● STATED PROBLEM
Leave out the pictures, and return only the lines running from the one that contains "Clone this diagram in TikZ." to the one that contains "(0,0) rectangle (704,541);", both included, exactly as they appear.

● SUPPLIED ENTRIES

·····

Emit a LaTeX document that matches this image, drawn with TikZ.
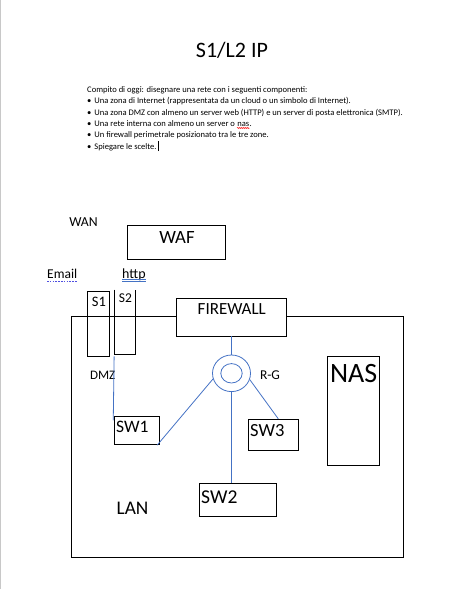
\documentclass[tikz,border=0pt]{standalone}
\usepackage{fontspec}
\setmainfont{Carlito}
\usetikzlibrary{calc,positioning,shapes.geometric,decorations.pathmorphing}
\definecolor{wireblue}{HTML}{4472C4}
\definecolor{spellblue}{HTML}{4F4FE0}
\definecolor{pagegray}{HTML}{C8C8C8}
\newcommand{\fsz}[1]{\fontsize{#1}{#1}\selectfont}

\begin{document}
\begin{tikzpicture}[x=1pt, y=-1pt,
    box/.style={draw, line width=0.9pt, inner sep=0pt},
    wire/.style={wireblue, line width=0.8pt},
    txt/.style={inner sep=0pt, anchor=base west, font=\fsz{8.55}},
    tag/.style={inner sep=0pt, anchor=base}]
  \useasboundingbox (0,0) rectangle (462,589);
  % page edge
  \draw[pagegray, line width=1pt] (0.5,0) -- (0.5,589);
  % title
  \node[tag, font=\fsz{22}] (title) at (232,57) {S1/L2 IP};
  % assignment
  \node[txt] (l1) at (87,92.5) {Compito di oggi: disegnare una rete con i seguenti componenti:};
  \node[txt] (l2) at (87,103.8) {\textbullet\hspace{3pt}Una zona di Internet (rappresentata da un cloud o un simbolo di Internet).};
  \node[txt] (l3) at (87,115.1) {\textbullet\hspace{3pt}Una zona DMZ con almeno un server web (HTTP) e un server di posta elettronica (SMTP).};
  \node[txt] (l4) at (87,126.4) {\textbullet\hspace{3pt}Una rete interna con almeno un server o};
  \node[txt] (nas) at ($(l4.base east)+(1.9,0)$) {nas};
  \node[txt] (nasdot) at (nas.base east) {.};
  \node[txt] (l5) at (87,137.7) {\textbullet\hspace{3pt}Un firewall perimetrale posizionato tra le tre zone.};
  \node[txt] (l6) at (87,149) {\textbullet\hspace{3pt}Spiegare le scelte.};
  \draw[red, line width=0.5pt, decorate, decoration={snake, amplitude=0.6pt, segment length=2pt}]
    ($(nas.base west)+(0,1.6)$) -- ($(nas.base east)+(0,1.6)$);
  \draw[line width=0.5pt] ($(l6.base east)+(1,2)$) -- ++(0,-10);
  % WAN side
  \node[tag, font=\fsz{13.7}] (wan) at (83.5,226) {WAN};
  \node[box, minimum width=98pt, minimum height=34pt] (waf) at (176,242) {};
  \node[tag, font=\fsz{18.7}] (waftxt) at (177,243) {WAF};
  \node[txt, font=\fsz{13.5}] (email) at (47,278) {Email};
  \node[txt, font=\fsz{14}] (http) at (122,278) {http};
  \draw[spellblue, line width=1.5pt, dash pattern=on 1.5pt off 1.3pt]
    ($(email.base west)+(0,3.5)$) -- ($(email.base east)+(0,3.5)$);
  \draw[wireblue, line width=0.6pt] ($(http.base west)+(0,1.6)$) -- ($(http.base east)+(0,1.6)$);
  \draw[wireblue, line width=0.6pt] ($(http.base west)+(0,3.6)$) -- ($(http.base east)+(0,3.6)$);
  % LAN frame
  \draw[box] (71,316) rectangle (403,557);
  % DMZ servers
  \node[box, minimum width=22pt, minimum height=65pt] (s1) at (98.3,323.5) {};
  \node[tag, font=\fsz{14.5}] (s1txt) at (99,306) {S1};
  \node[box, draw=none, minimum width=20pt, minimum height=64pt] (s2) at (125.3,322) {};
  \draw[box] (s2.north west) -- (s2.south west) -- (s2.south east) -- (s2.north east);
  \node[tag, font=\fsz{13.5}] (s2txt) at (125.5,302) {S2};
  \node[tag, font=\fsz{13}] (dmz) at (102.7,379.3) {DMZ};
  % firewall and router
  \node[box, fill=white, minimum width=110pt, minimum height=38pt] (fw) at (231.5,317) {};
  \node[tag, font=\fsz{17}] (fwtxt) at (231.8,314) {FIREWALL};
  \node[ellipse, draw=wireblue, line width=0.8pt, inner sep=0pt, minimum width=38pt, minimum height=36.6pt] (rg) at (231.5,373.3) {};
  \draw[wire] (rg.center) ellipse (10.7 and 9.7);
  \node[tag, font=\fsz{13.5}] (rgtxt) at (270,379.3) {R-G};
  % switches
  \node[box, minimum width=45.4pt, minimum height=28.4pt] (sw1) at (137,430.5) {};
  \node[txt, font=\fsz{17.5}] (sw1txt) at (116,432.7) {SW1};
  \node[box, minimum width=77pt, minimum height=33pt] (sw2) at (237.8,499.8) {};
  \node[txt, font=\fsz{19.6}] (sw2txt) at (201,503.3) {SW2};
  \node[box, minimum width=50pt, minimum height=31pt] (sw3) at (273.3,434.8) {};
  \node[txt, font=\fsz{18.5}] (sw3txt) at (250,436.7) {SW3};
  % NAS
  \node[box, minimum width=52pt, minimum height=109pt] (nasbox) at (353.3,410.8) {};
  \node[tag, font=\fsz{28}] (nastxt) at (353.7,382.7) {NAS};
  \node[txt, font=\fsz{19.3}] (lan) at (116.5,514) {LAN};
  % links
  \draw[wire] (fw) -- (rg);
  \draw[wire] (rg.south) -- (rg.south |- sw2.north);
  \draw[wire] (rg.197) -- ($(sw1.south east)+(-3,0)$);
  \draw[wire] (rg.-19) -- ($(sw3.north)+(5,0)$);
  \draw[wire] ($(s1.south east)+(4.4,0)$) -- ($(sw1.north west)+(-0.6,4.4)$);
\end{tikzpicture}
\end{document}
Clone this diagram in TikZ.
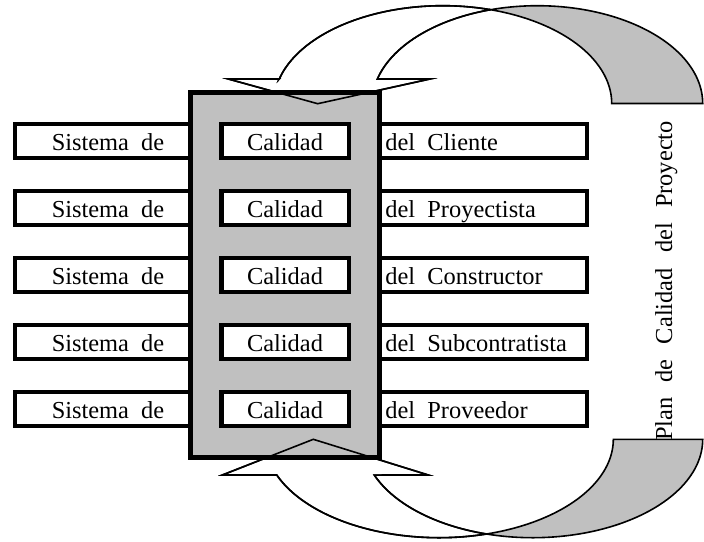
\documentclass[tikz,border=0pt]{standalone}
\usepackage{fontspec}
\setmainfont{Liberation Serif}
\definecolor{panel}{RGB}{192,192,192}
\newcommand{\wgap}{\hspace{7.6pt}}
\begin{document}
\begin{tikzpicture}[x=0.5pt,y=-0.5pt,
  boxline/.style={draw=black,line width=2.2pt,fill=white},
  panelline/.style={draw=black,line width=2.4pt,fill=panel},
  arrowline/.style={draw=black,line width=0.8pt,line join=miter},
  lbl/.style={inner sep=0pt,font=\fontsize{12.2pt}{14pt}\selectfont},
  ep/.style={domain=#1,samples=60,variable=\t}]
\useasboundingbox (0,0) rectangle (704,541);

% back (shaded) halves of the two curved arrows
\path[arrowline,fill=panel]
  plot[ep=253.3:360] ({537.4+165.3*cos(\t)},{103.5+97.8*sin(\t)})
  -- plot[ep=360:286.2] ({442.8+168.9*cos(\t)},{103.5+97.8*sin(\t)}) -- cycle;
\path[arrowline,fill=panel]
  plot[ep=106:0] ({532.7+170*cos(\t)},{439.3+98.4*sin(\t)})
  -- plot[ep=0:74.4] ({439.1+174.2*cos(\t)},{439.3+98.4*sin(\t)}) -- cycle;

% front halves ending in the arrow heads
\def\toparrow{(228.3,79) -- (279.3,79)
  -- plot[ep=194.5:286.2] ({442.8+168.9*cos(\t)},{103.5+97.8*sin(\t)})
  -- plot[ep=253.3:194.5] ({537.4+165.3*cos(\t)},{103.5+97.8*sin(\t)})
  -- (430,79) -- (317.7,103.7) -- cycle}
\def\botarrow{(222.3,475) -- (276.7,475)
  -- plot[ep=158.7:74.4] ({439.1+174.2*cos(\t)},{439.3+98.4*sin(\t)})
  -- plot[ep=106:158.7] ({532.7+170*cos(\t)},{439.3+98.4*sin(\t)})
  -- (428.3,475) -- (313.3,439.3) -- cycle}
\path[arrowline,fill=white] \toparrow;
\path[arrowline,fill=white] \botarrow;

% the five long bars
\foreach \r/\T in {1/122,2/189,3/256,4/323,5/390}{
  \path[boxline] (15,\T+2.2) rectangle (586.7,\T+36);
}

% central shaded column
\path[panelline] (190.2,92.5) rectangle (379.5,457.5);

% inner boxes
\foreach \r/\T in {1/122,2/189,3/256,4/323,5/390}{
  \path[boxline] (221.5,\T+2.2) rectangle (348.7,\T+36);
}

% arrow heads seen through the column
\path[arrowline] \toparrow;
\path[arrowline] \botarrow;

% labels
\foreach \r/\T/\w in {1/122/Cliente,2/189/Proyectista,3/256/Constructor,
                      4/323/Subcontratista,5/390/Proveedor}{
  \node[lbl,anchor=base] (sis\r) at (108,\T+28) {Sistema\ \ de};
  \node[lbl,anchor=base] (cal\r) at (285,\T+28) {Calidad};
  \node[lbl,anchor=base west] (del\r) at (385,\T+28) {del\ \ \w};
}
\node[lbl,anchor=base,rotate=90] (plan) at (672,281)
  {Plan\wgap de\wgap Calidad\wgap del\wgap Proyecto};
\end{tikzpicture}
\end{document}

·····

● THE RESPONSE
Clone this diagram in TikZ.
\documentclass[tikz,border=0pt]{standalone}
\usepackage{fontspec}
\setmainfont{Liberation Serif}
\definecolor{panel}{RGB}{192,192,192}
\newcommand{\wgap}{\hspace{7.6pt}}
\begin{document}
\begin{tikzpicture}[x=0.5pt,y=-0.5pt,
  boxline/.style={draw=black,line width=2.2pt,fill=white},
  panelline/.style={draw=black,line width=2.4pt,fill=panel},
  arrowline/.style={draw=black,line width=0.8pt,line join=miter},
  lbl/.style={inner sep=0pt,font=\fontsize{12.2pt}{14pt}\selectfont},
  ep/.style={domain=#1,samples=60,variable=\t}]
\useasboundingbox (0,0) rectangle (704,541);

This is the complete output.